If no other factors operate, and if enough CO2 is put into the atmosphere, eventually the average surface temperature will increase perceptibly. As the climate warms, glacial ice melts.
Over the last 100 years, the level of the world's oceans has risen by 15 centimeters.
A global warming of 3°... or 4°... over the next century is likely to bring a further rise in the average sea level of about 70 centimeters.
An increase of this magnitude could produce major damage to ports all over the world and induce fundamental changes in the patterns of land development. A serious speculation is
that greenhouse temperature increase of 3°... or 4°... could , in addition, trigger the disintegration of the West Antarctic Ice Sheet, with huge quantities of polar ice falling into the ocean. This would raise sea level by some 6 meters over a period of centuries, with the eventual inundation of all cities on the planet.
The importance of thinking globally. The problem is difficult for at least three different reasons:
(1) We do not yet fully understand how severe the greenhouse consequences will be.
(2) Although the effects are not yet strikingly noticeable in everyday life, to deal with the problem, the present generation might have to make sacrifices for the next.

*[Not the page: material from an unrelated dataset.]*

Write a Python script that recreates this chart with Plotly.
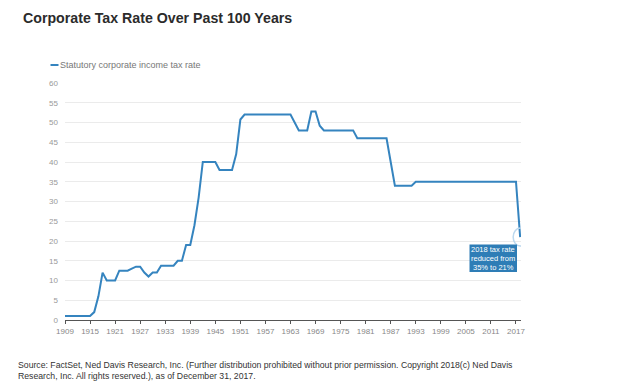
import plotly.graph_objects as go

years = list(range(1909, 2019))
rate_by_year = {}
segments = [
    (1909, 1915, 1.0), (1916, 1916, 2.0), (1917, 1917, 6.0), (1918, 1918, 12.0),
    (1919, 1921, 10.0), (1922, 1924, 12.5), (1925, 1925, 13.0), (1926, 1927, 13.5),
    (1928, 1928, 12.0), (1929, 1929, 11.0), (1930, 1931, 12.0), (1932, 1935, 13.75),
    (1936, 1937, 15.0), (1938, 1939, 19.0), (1940, 1940, 24.0), (1941, 1941, 31.0),
    (1942, 1945, 40.0), (1946, 1949, 38.0), (1950, 1950, 42.0), (1951, 1951, 50.75),
    (1952, 1963, 52.0), (1964, 1964, 50.0), (1965, 1967, 48.0), (1968, 1969, 52.8),
    (1970, 1970, 49.2), (1971, 1978, 48.0), (1979, 1986, 46.0), (1987, 1987, 40.0),
    (1988, 1992, 34.0), (1993, 2017, 35.0), (2018, 2018, 21.0),
]
for a, b, v in segments:
    for y in range(a, b + 1):
        rate_by_year[y] = v
rates = [rate_by_year[y] for y in years]

x_ticks = list(range(1909, 2018, 6))
y_ticks = list(range(0, 61, 5))

title = "Corporate Tax Rate Over Past 100 Years"
series_name = "Statutory corporate income tax rate"
note_lines = ["2018 tax rate", "reduced from", "35% to 21%"]
source = ("Source: FactSet, Ned Davis Research, Inc. (Further distribution prohibited without prior permission. "
          "Copyright 2018(c) Ned Davis<br>Research, Inc. All rights reserved.), as of December 31, 2017.")

LINE = "#3584bf"
BOX = "#2e7db6"
FONT = "Liberation Sans"

OFF = 8  # browser body margin
FW, FH = 628 - OFF, 392 - OFF
# plot area in page pixels
L, R, T, B = 65, 521, 83, 320
W, H = R - L, B - T


def px(xp):
    return (xp - L) / W


def py(yp):
    return (B - yp) / H


fig = go.Figure()
fig.add_trace(go.Scatter(x=years, y=rates, mode="lines", name=series_name,
                         line=dict(color=LINE, width=2), showlegend=False))

fig.update_layout(
    width=FW, height=FH,
    margin=dict(l=L - OFF, r=628 - R, t=T - OFF, b=392 - B),
    paper_bgcolor="white", plot_bgcolor="white",
    font=dict(family=FONT, color="#333333"),
    xaxis=dict(range=[1909, 2018.2], tickvals=x_ticks, showgrid=False,
               showline=True, linecolor="#555555", linewidth=1,
               ticks="outside", ticklen=3, tickcolor="#555555",
               tickfont=dict(size=8, color="#888888"), zeroline=False),
    yaxis=dict(range=[0, 60], tickvals=y_ticks, showgrid=True, gridcolor="#ebebeb", gridwidth=1.2,
               zeroline=False, showline=False, ticks="", ticklabelstandoff=6,
               tickfont=dict(size=8, color="#999999")),
    showlegend=False,
)

# highlight ellipse around the last data point
fig.add_shape(type="circle", xref="x", yref="y", xsizemode="pixel", ysizemode="pixel",
              xanchor=years[-1], yanchor=rates[-1], x0=-7, x1=7, y0=-9, y1=9,
              line=dict(color="#bcd8ee", width=1.5), fillcolor="rgba(0,0,0,0)")

fig.add_annotation(xref="paper", yref="paper", x=px(21), y=py(18), xanchor="left", yanchor="middle",
                   text="<b>" + title + "</b>", showarrow=False,
                   font=dict(size=14.2, color="#2b2b2b", family=FONT))

fig.add_shape(type="line", xref="paper", yref="paper", x0=px(50.5), x1=px(58.5), y0=py(65), y1=py(65),
              line=dict(color=LINE, width=2))
fig.add_annotation(xref="paper", yref="paper", x=px(58), y=py(65), xanchor="left", yanchor="middle",
                   text=series_name, showarrow=False, font=dict(size=9, color="#777777"))

# note box
fig.add_shape(type="rect", xref="paper", yref="paper", x0=px(469.5), x1=px(517), y0=py(272), y1=py(244.5),
              line=dict(width=0), fillcolor=BOX, layer="above")
for i, ln in enumerate(note_lines):
    fig.add_annotation(xref="paper", yref="paper", x=px(493.3), y=py(249.5 + 9 * i),
                       xanchor="center", yanchor="middle", text=ln, showarrow=False,
                       font=dict(size=7.5, color="white"))

fig.add_annotation(xref="paper", yref="paper", x=px(16), y=py(358), xanchor="left", yanchor="top",
                   text=source, showarrow=False, align="left",
                   font=dict(size=8.7, color="#333333"))

fig.write_html("out.html")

(3) The problem cannot be solved except on an international scale; The atmosphere is ignorant of national bundaries. South African carbon dioxide warms Taiwan, and Soviet coalburning practices affect agricultural productivity in America. The largest coal resources in the world are found in the Soviet Union, the United States and China,in that order. What incentives are there for a nation such as China, with vast coal reserves and al commitment to rapid economic development, to hold back on the burning of fossil fuels because the result might, decades later, be a parched American sunbelt of still more ghastly starvation in sub-Saharan Africa?

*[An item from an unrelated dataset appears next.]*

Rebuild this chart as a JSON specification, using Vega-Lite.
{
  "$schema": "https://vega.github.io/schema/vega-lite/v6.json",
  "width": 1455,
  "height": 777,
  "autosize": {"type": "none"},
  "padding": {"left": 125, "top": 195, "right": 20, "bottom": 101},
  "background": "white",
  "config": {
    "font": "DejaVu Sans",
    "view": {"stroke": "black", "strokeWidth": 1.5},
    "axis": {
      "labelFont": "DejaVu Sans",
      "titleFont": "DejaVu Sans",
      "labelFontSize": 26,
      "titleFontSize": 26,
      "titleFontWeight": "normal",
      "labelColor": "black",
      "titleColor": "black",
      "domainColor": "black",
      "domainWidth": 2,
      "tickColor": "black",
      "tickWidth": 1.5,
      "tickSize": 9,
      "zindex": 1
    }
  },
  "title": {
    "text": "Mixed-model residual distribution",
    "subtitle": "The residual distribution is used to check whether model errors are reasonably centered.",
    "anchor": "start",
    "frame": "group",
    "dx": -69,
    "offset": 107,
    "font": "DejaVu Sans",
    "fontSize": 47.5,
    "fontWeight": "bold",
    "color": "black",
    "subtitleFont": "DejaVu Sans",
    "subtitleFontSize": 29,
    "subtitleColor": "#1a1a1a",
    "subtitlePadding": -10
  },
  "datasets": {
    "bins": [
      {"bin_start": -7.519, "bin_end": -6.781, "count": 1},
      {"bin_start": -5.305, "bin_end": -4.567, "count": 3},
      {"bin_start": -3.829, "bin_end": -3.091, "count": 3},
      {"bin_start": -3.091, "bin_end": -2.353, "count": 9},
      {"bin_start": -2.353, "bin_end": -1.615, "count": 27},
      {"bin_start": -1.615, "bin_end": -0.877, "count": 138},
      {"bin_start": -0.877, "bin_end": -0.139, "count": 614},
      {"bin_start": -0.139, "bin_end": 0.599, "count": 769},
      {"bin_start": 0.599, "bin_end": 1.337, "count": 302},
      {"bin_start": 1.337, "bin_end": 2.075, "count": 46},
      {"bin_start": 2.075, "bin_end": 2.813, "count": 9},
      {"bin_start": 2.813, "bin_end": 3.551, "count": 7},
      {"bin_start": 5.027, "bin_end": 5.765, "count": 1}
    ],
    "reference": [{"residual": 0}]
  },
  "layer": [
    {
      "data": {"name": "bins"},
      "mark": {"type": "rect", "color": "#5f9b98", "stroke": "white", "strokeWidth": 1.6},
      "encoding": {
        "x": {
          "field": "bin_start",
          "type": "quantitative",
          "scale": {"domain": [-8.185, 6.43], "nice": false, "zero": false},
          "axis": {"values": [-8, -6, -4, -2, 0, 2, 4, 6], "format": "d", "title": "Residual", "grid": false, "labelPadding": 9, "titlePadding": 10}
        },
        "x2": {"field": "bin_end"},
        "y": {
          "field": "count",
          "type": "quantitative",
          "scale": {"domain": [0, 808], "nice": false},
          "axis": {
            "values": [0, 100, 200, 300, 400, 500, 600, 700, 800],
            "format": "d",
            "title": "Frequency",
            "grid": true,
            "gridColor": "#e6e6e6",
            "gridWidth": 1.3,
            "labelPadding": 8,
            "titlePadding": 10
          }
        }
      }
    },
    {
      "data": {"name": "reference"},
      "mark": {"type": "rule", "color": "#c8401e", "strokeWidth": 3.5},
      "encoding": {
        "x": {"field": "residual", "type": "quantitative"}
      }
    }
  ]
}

Would countries that might benefit from a warmer climate be as vigorous in restraining the burning of fossil fuels as nations likely to suffer greatly? Fortunately, we have a little time. A great deal can be done in decades.
Some argue that government subsidies lower the price of fossil fuels, inviting waste;
more efficient usage, besides its economic advantage, could greatly ameliorate the CO2 greenhouse problem. Parts of the solution might involve alternative energy sources, where appropriate: solar power, for example, or safer nuclear fission reactors, which, whatever their other dangers, produce no greenhouse gases of importance. Conceivably, the long-awaited advent of commercial nuclear fusion power might happen before the middle of the next century.

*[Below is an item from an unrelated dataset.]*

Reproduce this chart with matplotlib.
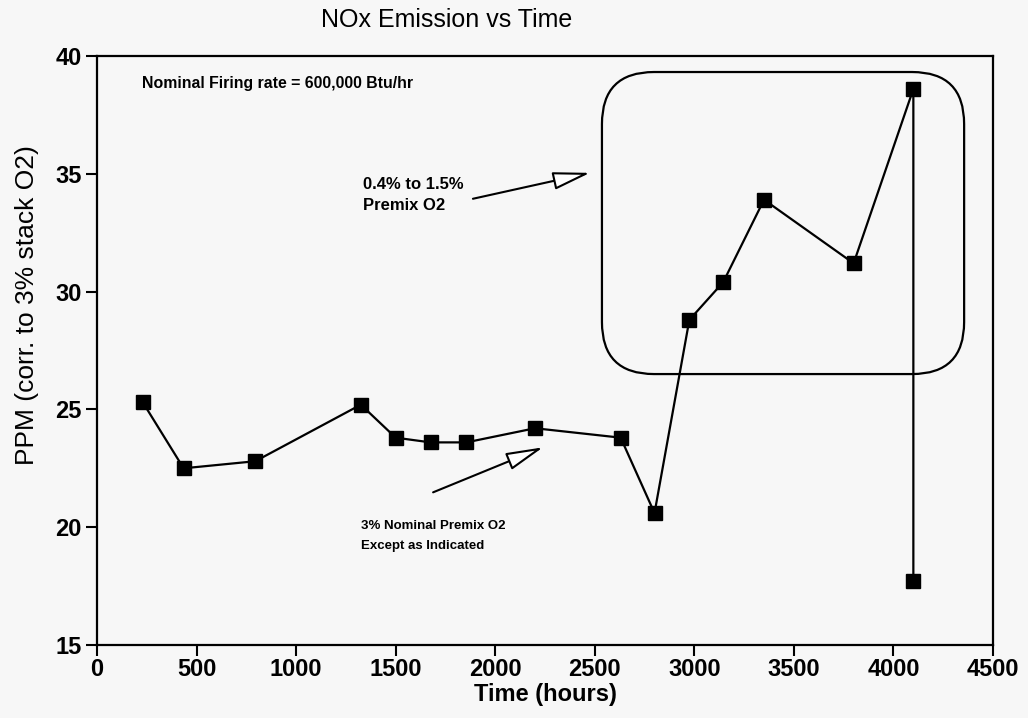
import matplotlib
matplotlib.use("Agg")
import matplotlib.pyplot as plt
from matplotlib.patches import FancyBboxPatch

plt.rcParams['font.family'] = ['Liberation Sans', 'DejaVu Sans']

# Data
time_hours = [230, 435, 795, 1325, 1500, 1675, 1855, 2200, 2630, 2800, 2975, 3145, 3350, 3800, 4100, 4100]
ppm = [25.3, 22.5, 22.8, 25.2, 23.8, 23.6, 23.6, 24.2, 23.8, 20.6, 28.8, 30.4, 33.9, 31.2, 38.6, 17.7]

x_ticks = [0, 500, 1000, 1500, 2000, 2500, 3000, 3500, 4000, 4500]
y_ticks = [15, 20, 25, 30, 35, 40]

title = "NOx Emission vs Time"
xlabel = "Time (hours)"
ylabel = "PPM (corr. to 3% stack O2)"
note = "Nominal Firing rate = 600,000 Btu/hr"
upper_note = "0.4% to 1.5%\nPremix O2"
lower_note = "3% Nominal Premix O2\nExcept as Indicated"

bg = '#f7f7f7'
fig = plt.figure(figsize=(10.28, 7.18), dpi=100, facecolor=bg)
ax = fig.add_axes([97/1028, 1 - 645/718, (993-97)/1028, (645-56)/718])
ax.set_facecolor(bg)

ax.plot(time_hours, ppm, color='black', lw=1.6, marker='s', ms=10,
        mfc='black', mec='black', zorder=3)

ax.set_xlim(0, 4500)
ax.set_ylim(15, 40)
ax.set_xticks(x_ticks)
ax.set_yticks(y_ticks)
ax.tick_params(axis='both', direction='out', length=8, width=1.5,
               labelsize=17, colors='black', pad=3)
ax.tick_params(axis='x', pad=1)
for lab in ax.get_xticklabels() + ax.get_yticklabels():
    lab.set_fontweight('bold')
for s in ax.spines.values():
    s.set_linewidth(1.6)

ax.set_xlabel(xlabel, fontsize=17, fontweight='bold', labelpad=2)
ax.set_ylabel(ylabel, fontsize=19, va='center')
ax.yaxis.set_label_coords((27 - 97) / 896, (645 - 305) / 589)
fig.text(447/1028, 1 - 20/718, title, fontsize=18, ha='center', va='center')

ax.text(228, 38.85, note, fontsize=11.4, fontweight='bold', ha='left', va='center')
ax.text(1335, 34.1, upper_note, fontsize=12, fontweight='bold', ha='left',
        va='center', linespacing=1.55)
ax.text(1325, 19.63, lower_note, fontsize=9.5, fontweight='bold', ha='left',
        va='center', linespacing=1.85)

# Arrows
arrowprops = dict(arrowstyle='-|>,head_length=2.3,head_width=0.55', fc='white',
                  ec='black', lw=1.5, shrinkA=0, shrinkB=0, mutation_scale=10)
ax.annotate('', xy=(2476, 35.04), xytext=(1888, 33.94), arrowprops=arrowprops)
ax.annotate('', xy=(2240, 23.39), xytext=(1688, 21.48), arrowprops=arrowprops)

# Rounded box
x_per_px = 4500 / (993 - 97)
y_per_px = 25 / (645 - 56)
aspect = y_per_px / x_per_px
box = FancyBboxPatch((2536, 26.5), 4355 - 2536, 39.32 - 26.5,
                     boxstyle='round,pad=0,rounding_size=%f' % (52 * x_per_px),
                     mutation_aspect=aspect, fc='none', ec='black', lw=1.6, zorder=2)
ax.add_patch(box)

fig.savefig('out.png', dpi=100, facecolor=bg)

However, any technological solution to the looming greenhouse problem must be worldwide.
It would not be sufficient for the United States or the Soviet Union, say, to develop safe and commercially feasible fusion power plants: That technology would have to be diffused worldwide,
on terms of cost and reliability that would be more attractive to developing nations than a reliance on fossil fuel reserves or imports. During the last few million years, human technology, spurred I part by climatic change, has made our species a force to be reckoned with on a planetary scale. We now find, to our astonishment, that we pose a danger to ourselves.
The present world order is, unfortunately, not designed to deal with global scale dangers.
Nations tend to be concerned about themselves, not about the planet; they tend to have short-term rather than long-term objectives.
In problems such as the increasing greenhouse effect, one nation or region might benefit while another suffers.
In other global environment issues, such as nuclear war, all nations lose.
The problems are connected:
Constructive international efforts to understand and resolve one will benefit the others.
Further study and better public understanding are needed, of course.
But what is essential is a global consciousness - a view that transcends our exclusive identification with the generation and political groupings into which, by accident, we have been born.
The solution to these problems requires a perspective that embraces the planet and the future.
We are all in this greenhouse together.